From her debut at age nine through her performances in her late seventies and teaching into her late eighties, Deborah Bertonoff made dance her life’s work. Bertonoff began studying at the Bolshoi School before moving to Israel and joining the Habimah Theater. After studying dance in Europe she began choreographing, and in 1944 she founded a dance studio. She was honored with the 1991 Israel Prize.

Jessie Bernard

Sociologist Jessie Bernard’s feminist epiphany came at age 67 in 1969, but her earlier work anticipated feminist theory by discussing the differences between men’s and women’s experiences and arguing that quantitative studies did not accurately represent women’s stories.

Anne Fleischman Bernays

Anne Fleischman Bernays is an American editor, novelist, and nonfiction writer.

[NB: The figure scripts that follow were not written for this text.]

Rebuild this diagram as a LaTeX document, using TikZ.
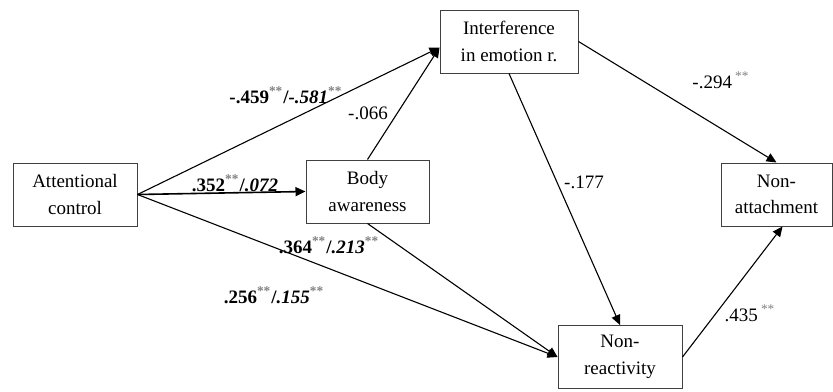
\documentclass[tikz,border=0pt]{standalone}
\usepackage{fontspec}
\setmainfont{Liberation Serif}
\usetikzlibrary{arrows.meta}
\newcommand{\stars}{\textsuperscript{\textcolor{gray}{**}}}
\begin{document}
\fontsize{9.5}{13.3}\selectfont
\begin{tikzpicture}[x=0.5pt,y=-0.5pt,
  box/.style={draw=black!75,line width=0.5pt,minimum height=31.5pt,align=center,inner sep=2pt},
  path/.style={line width=0.55pt,-{Triangle[length=5pt,width=4.5pt]}}]
  \useasboundingbox (0,0) rectangle (833,391);
  % boxes
  \node[box,minimum width=62pt] (ac) at (75,194.5) {Attentional\\control};
  \node[box,minimum width=61.5pt] (body) at (367.5,191.5) {Body\\awareness};
  \node[box,minimum width=69pt] (intf) at (509,41.5) {Interference\\in emotion r.};
  \node[box,minimum width=55.5pt] (na) at (776.5,194.5) {Non-\\attachment};
  \node[box,minimum width=62pt] (nr) at (620,357) {Non-\\reactivity};
  % paths
  \draw[path,line width=0.8pt] (ac.east)--(body.west);
  \draw[path] (ac.east)--([yshift=-3pt]intf.west);
  \draw[path] (body.north)--([yshift=-3pt]intf.west);
  \draw[path] (ac.east)--(nr.west);
  \draw[path] (body.south)--(nr.west);
  \draw[path] (intf.south)--(nr.north);
  \draw[path] (intf.east)--(na.north);
  \draw[path] (nr.east)--([xshift=3pt]na.south);
  % coefficients
  \node (l1) at (235,183) {\textbf{.352\stars/\textit{.072}}};
  \node (l2) at (286,95) {\textbf{-.459\stars/\textit{-.581}\stars}};
  \node (l3) at (368,113) {-.066};
  \node (l4) at (329,245) {\textbf{.364\stars/\textit{.213}\stars}};
  \node (l5) at (274,295) {\textbf{.256\stars/\textit{.155}\stars}};
  \node (l6) at (584,182) {-.177};
  \node (l7) at (721,80) {-.294\,\stars};
  \node (l8) at (750,313) {.435\,\stars};
\end{tikzpicture}
\end{document}
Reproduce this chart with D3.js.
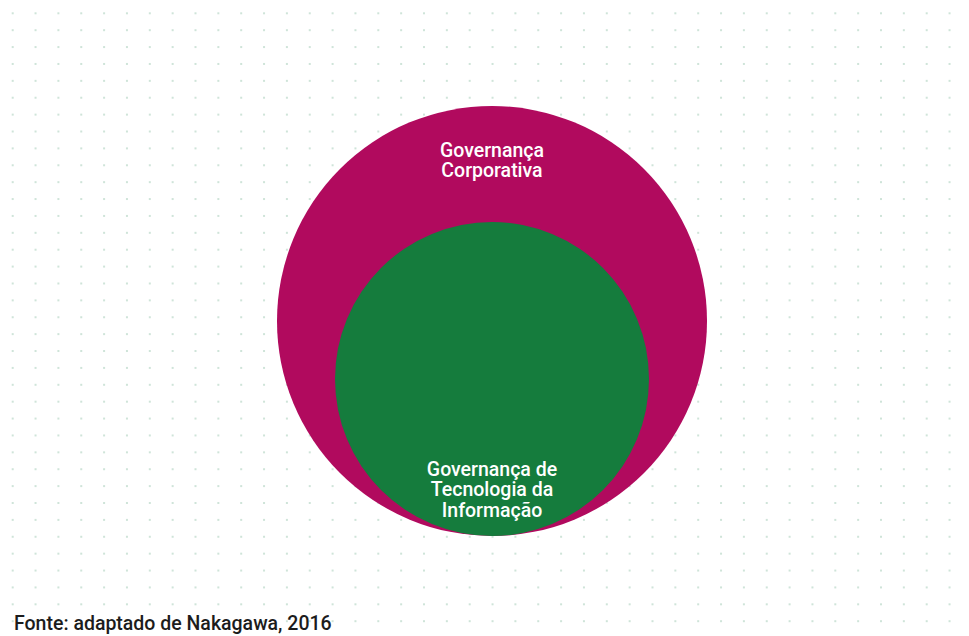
<!DOCTYPE html>
<html>
<head>
<meta charset="utf-8">
<script src="https://cdn.jsdelivr.net/npm/d3@7"></script>
<style>
  body { margin: 0; background: #fff; }
  svg { display: block; }
</style>
</head>
<body>
<div id="chart"></div>
<script>
// nested sets: outer = corporate governance, inner = IT governance
var circleNames = ["Governança Corporativa", "Governança de Tecnologia da Informação"];
var circleCx = [492, 492];
var circleCy = [321, 379];
var circleR = [215, 157];
var circleColors = ["#b10a5e", "#157c3d"];
var labelLines = [["Governança", "Corporativa"], ["Governança de", "Tecnologia da", "Informação"]];
var labelY = [157, 476];
var sourceText = "Fonte: adaptado de Nakagawa, 2016";

var svgWidth = 969;
var svgHeight = 636;

var svg = d3.select("#chart")
    .append("svg")
    .attr("width", svgWidth)
    .attr("height", svgHeight);

// dotted background grid
var dotCols = d3.range(43);
var dotRows = d3.range(37);
var xDot = d3.scaleLinear().domain([0, 42]).range([12.7, 972.4]);
var yDot = d3.scaleLinear().domain([0, 36]).range([13.3, 621.2]);

var dots = [];
dotRows.forEach(function(r) {
    dotCols.forEach(function(c) { dots.push({r: r, c: c}); });
});

svg.append("g")
    .selectAll("rect")
    .data(dots)
    .enter()
    .append("rect")
    .attr("x", d => xDot(d.c) - 1)
    .attr("y", d => yDot(d.r) - 1)
    .attr("width", 2)
    .attr("height", 2)
    .attr("fill", "#cfe4d9");

var sets = circleNames.map(function(n, i) {
    return {name: n, cx: circleCx[i], cy: circleCy[i], r: circleR[i], color: circleColors[i], lines: labelLines[i], ly: labelY[i]};
});

svg.selectAll("circle.set")
    .data(sets)
    .enter()
    .append("circle")
    .attr("class", "set")
    .attr("cx", d => d.cx)
    .attr("cy", d => d.cy)
    .attr("r", d => d.r)
    .attr("fill", d => d.color);

sets.forEach(function(s) {
    var t = svg.append("text")
        .attr("x", s.cx)
        .attr("y", s.ly)
        .attr("text-anchor", "middle")
        .attr("fill", "#ffffff")
        .style("font-family", "Roboto, 'Noto Sans', sans-serif")
        .style("font-size", "19.5px")
        .style("font-weight", "500");
    s.lines.forEach(function(line, i) {
        t.append("tspan")
            .attr("x", s.cx)
            .attr("dy", i === 0 ? 0 : 20.3)
            .text(line);
    });
});

svg.append("text")
    .attr("x", 14)
    .attr("y", 630)
    .attr("fill", "#1c1c1c")
    .style("font-family", "Roboto, 'Noto Sans', sans-serif")
    .style("font-size", "19.5px")
    .style("font-weight", "500")
    .text(sourceText);
</script>
</body>
</html>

Her literary work is notable for its exploration of Jewish experiences of America, the pressure of assimilation, and the then-taboo subject of sexual harassment.

Yara Bernette

Raised in Brazil, world-renowned pianist Yara Bernette began studying piano with her uncle, a major Brazilian classical musician of his day. She toured across the world and became the head of the piano program at the Hamburg Music and Performing Arts School.

Beatrice Berler

Beatrice Berler was an award-winning translator of Spanish-language novels and history and a renowned community activist. She worked in women’s fashion for over twenty years before returning to school at the age of forty-five, eventually becoming nationally recognized as a literacy activist.

Libbie Suchoff Berkson

Libbie Suchoff Berkson was beloved by generations of campers as Aunt Libbie, director of Camp Modin for girls. She helped to establish the Jewish summer camp and ran it for decades, even while living in Israel and working on several other projects, such as a kindergarten and a teahouse.

Rayna Batya Berlin

Rayna Batya Berlin was a Lithuanian woman committed to religious study who argued that women should be able to study the Torah and the Talmud. The only source of her life was written by her nephew, who describes her frustration with her subjugated status in her community and how she generally suffered in silence.

Cora Berliner

Cora Berliner was an economist and social scientist who held leadership positions in several major Jewish organizations in Germany between 1910 and 1942. These organizations included the Association of Jewish Youth Organizations in Germany, the Reich Representation of German Jews, and the League of Jewish Women.

Senda Berenson

Known as the “Mother of Women’s Basketball,” Senda Berenson pioneered women’s basketball as the director of the physical education department at Smith College in Northampton, Massachusetts. Many of the rules she developed for women’s basketball became the standard ones used for seventy years.